Rachel Bull’s cast do a very fair justice to this adaptation. Merteuil and Valmont drive the performance. Chloe Courtney must be a contender for actress of the term as she plays Merteuil with an assured economy and lightness of touch. Quiet, almost ethereal, she spikes her gentle demeanour with shards of jagged malice. Lines such as ‘a poor choice is less dangerous than an obvious choice’ suggest some commonplace Wildean termagant, but Courtney sidesteps the cliches neatly. She delivers Merteuil’s inexhaustible quiver of aphorisms with barbed menace and subtle poison. The French have a word for this kind of performance: sangfroid.

Alex Krasodomski-Jones, meanwhile, has torn up Alan Rickman’s textbook on Valmont and plumped for a much softer interpretation. Once again the obvious thing to do with Valmont would have been to play him as a swaggering rake burning testosterone like rocket fuel, the kind of man who would speak of ‘the real intoxication when you know she loves you, but you’re not quite certain of victory’ over a brandy-and-soda. There is none of this ostentatious manfulness in Krasodomski-Jones’ Valmont, though – he is fey, flimsy, a little sleepy. You might even go so far as to call him effeminate. This makes for a sensitive counterpoint to Courtney’s Merteuil, and the dynamic between the two is tense and compelling. Their ‘single combat’ is fenced out with chilled steel and icy flair.
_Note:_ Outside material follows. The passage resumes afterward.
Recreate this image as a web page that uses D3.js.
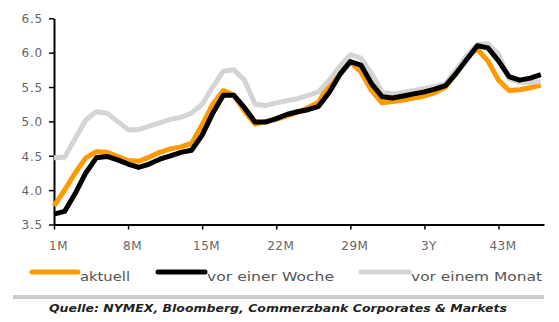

The rest of the characters are not touched by the same stardust as the principals. Charlie Mulliner mars an otherwise convincing performance as de Tourvel with a bit too much bosom-heaving. Danceny – the fifteen year-old Cecile’s lover – and Mme de Rosemonde, Valmont’s aunt, are very credible, but some of the other actors look a little uncomfortable. It’s no big deal, though: it actually helps the play along if the characters duped by Merteuil and Valmont are somehow not quite real. My only concern for this play is that it might be a bit spoiled by the microphones and other paraphernalia of an open-air performance, when it would really benefit from the immediacy of a theatre like the BT.

Dangerous Liaisons is taut and poised. Watching this production, you feel that you are being treated to a ninety minute-long advert for some potent, high-class spirit. Absinthe, perhaps. Its cold-blooded depravity makes Dorian Gray look like the Little Prince. This is sexy, intelligent, elegant theatre, and if you only watch one garden play this term, make it this one.